AI server
- IQ4_NL is much slower than Q4_0/1. So maybe quantize kv cache with IQ4_NL is not such a good idea…
- The new generation of mistral models (devstral 2, ministral 3, etc.) seem to have problem with the chat template… https://github.com/anomalyco/opencode/issues/5034
Clawdbot: With gemma 3, I got the “role must alternate between assistant/user” error. With devstral 2, the tool calls are broken. Have to use gemini for now.
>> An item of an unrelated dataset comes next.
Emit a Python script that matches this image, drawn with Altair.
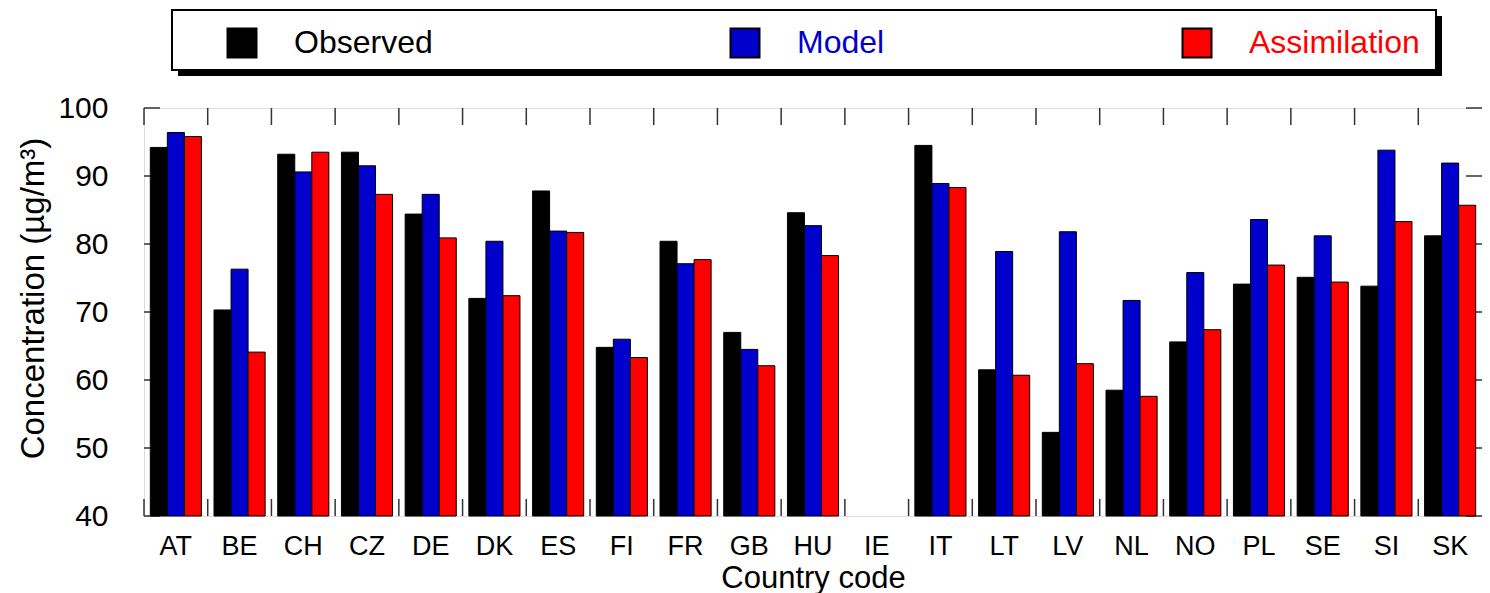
import altair as alt
import pandas as pd

# ---- data ----
countries = ["AT", "BE", "CH", "CZ", "DE", "DK", "ES", "FI", "FR", "GB", "HU",
             "IE", "IT", "LT", "LV", "NL", "NO", "PL", "SE", "SI", "SK"]
series = ["Observed", "Model", "Assimilation"]
colors = ["#000000", "#0000CC", "#FF0000"]
observed = [94.2, 70.3, 93.2, 93.5, 84.4, 72.0, 87.8, 64.8, 80.4, 67.0, 84.6,
            None, 94.5, 61.5, 52.3, 58.5, 65.6, 74.1, 75.1, 73.8, 81.2]
model = [96.4, 76.3, 90.6, 91.5, 87.3, 80.4, 81.9, 66.0, 77.1, 64.5, 82.7,
         None, 88.9, 78.9, 81.8, 71.7, 75.8, 83.6, 81.2, 93.8, 91.9]
assimilation = [95.8, 64.1, 93.5, 87.3, 80.9, 72.4, 81.7, 63.3, 77.7, 62.1, 78.3,
                None, 88.3, 60.7, 62.4, 57.6, 67.4, 76.9, 74.4, 83.3, 85.7]
y_ticks = [40, 50, 60, 70, 80, 90, 100]

# ---- layout ----
W, H = 1338, 408
FONT = "Liberation Sans"
FRAME = "#333333"

rows = []
for name, vals in zip(series, [observed, model, assimilation]):
    for c, v in zip(countries, vals):
        if v is not None:
            rows.append({"country": c, "series": name, "value": v})
df = pd.DataFrame(rows)

x_scale = alt.Scale(domain=countries, paddingInner=0, paddingOuter=0)
y_scale = alt.Scale(domain=[40, 100], nice=False, zero=False)
color_scale = alt.Scale(domain=series, range=colors)

y_axis = alt.Axis(values=y_ticks, title="Concentration (µg/m³)", ticks=False, tickSize=0,
                  domain=False, grid=False, labelFontSize=30, labelPadding=36,
                  labelColor="black", labelFont=FONT, titleFont=FONT, titleFontSize=33,
                  titleFontWeight="normal", titleColor="black", titleX=-101, titleY=190,
                  titleAngle=270, titleBaseline="alphabetic", titleAlign="center")
x_axis = alt.Axis(title="Country code", labelAngle=0, ticks=False, tickSize=0, domain=False,
                  grid=False, labelFontSize=27, labelPadding=38, labelBaseline="alphabetic",
                  labelFont=FONT, labelColor="black", titleFont=FONT, titleFontSize=31,
                  titleFontWeight="normal", titleColor="black", titleX=W / 2, titleY=71,
                  titleBaseline="alphabetic", titleAlign="center")

bars = alt.Chart(df).mark_bar(stroke="black", strokeWidth=1, opacity=1).encode(
    x=alt.X("country:N", scale=x_scale, axis=x_axis, sort=countries),
    xOffset=alt.XOffset("series:N", sort=series,
                        scale=alt.Scale(domain=series, paddingInner=0, paddingOuter=0.37)),
    y=alt.Y("value:Q", scale=y_scale, axis=y_axis),
    y2=alt.datum(40),
    color=alt.Color("series:N", scale=color_scale, legend=None),
)

# inward tick marks at category boundaries (top & bottom)
tick_df = pd.DataFrame({"country": countries})
xt = alt.X("country:N", scale=x_scale, axis=x_axis, bandPosition=0, sort=countries)
top_ticks = alt.Chart(tick_df).mark_rule(color=FRAME, strokeWidth=1.5).encode(
    x=xt, y=alt.value(0), y2=alt.value(17))
bottom_ticks = alt.Chart(tick_df).mark_rule(color=FRAME, strokeWidth=1.5).encode(
    x=xt, y=alt.value(H - 17), y2=alt.value(H))

# inward tick marks on the value axis (left & right)
yt_df = pd.DataFrame({"v": y_ticks})
yt = alt.Y("v:Q", scale=y_scale, axis=y_axis)
left_ticks = alt.Chart(yt_df).mark_rule(color=FRAME, strokeWidth=1.5).encode(
    y=yt, x=alt.value(0), x2=alt.value(16))
right_ticks = alt.Chart(yt_df).mark_rule(color=FRAME, strokeWidth=1.5).encode(
    y=yt, x=alt.value(W - 16), x2=alt.value(W))

# ---- custom legend box above the plot ----
one = pd.DataFrame({"k": [0]})
box_l, box_r, box_t, box_b = 28, 1292, -98, -38
shadow = alt.Chart(one).mark_rect(fill="black").encode(
    x=alt.value(box_l + 6), x2=alt.value(box_r + 6),
    y=alt.value(box_t + 6), y2=alt.value(box_b + 6))
box = alt.Chart(one).mark_rect(fill="white", stroke="black", strokeWidth=2).encode(
    x=alt.value(box_l), x2=alt.value(box_r), y=alt.value(box_t), y2=alt.value(box_b))

leg_df = pd.DataFrame({"series": series})
legend_centers = [98, 601, 1053]
legend_y = -65
legend_layers = []
for s, cx in zip(series, legend_centers):
    base = alt.Chart(leg_df).transform_filter(alt.datum.series == s)
    legend_layers.append(base.mark_square(size=841, stroke="black", strokeWidth=2,
                                          opacity=1, filled=True).encode(
        x=alt.value(cx), y=alt.value(legend_y),
        color=alt.Color("series:N", scale=color_scale, legend=None)))
    legend_layers.append(base.mark_text(align="left", baseline="middle", fontSize=32,
                                        font=FONT).encode(
        x=alt.value(cx + 52), y=alt.value(legend_y), text="series:N",
        color=alt.Color("series:N", scale=color_scale, legend=None)))

chart = alt.layer(
    top_ticks, bottom_ticks, left_ticks, right_ticks, bars, shadow, box, *legend_layers
).properties(
    width=W, height=H,
    autosize=alt.AutoSizeParams(type="none"),
    padding={"left": 136, "top": 100, "right": 0, "bottom": 77},
    background="white",
).configure_view(
    stroke=FRAME, strokeWidth=1.5
).configure(font=FONT)

chart.save("out.html", embed_options={"renderer": "svg", "actions": False})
The local LLM setup was
"models": { "providers": { "local-llm": { "baseUrl": "https://llm.xeno.darksair.org/v1", "apiKey": "sk-intelvsamd", "api": "openai-completions", "models": [ { "id": "default", "name": "Local LLM", "reasoning": false, "input": [ "text" ], "cost": { "input": 0, "output": 0, "cacheRead": 0, "cacheWrite": 0 }, "contextWindow": 32768, "maxTokens": 4096 } ] } } }, "agents": { "defaults": { "workspace": "/opt/clawdbot/clawd", "model": { "primary": "local-llm/default" } } },SillyTavern seems to have a 1-minute timeout for first token generation, even though here the timeout is disabled.


For now I reduced the context limit to 12k.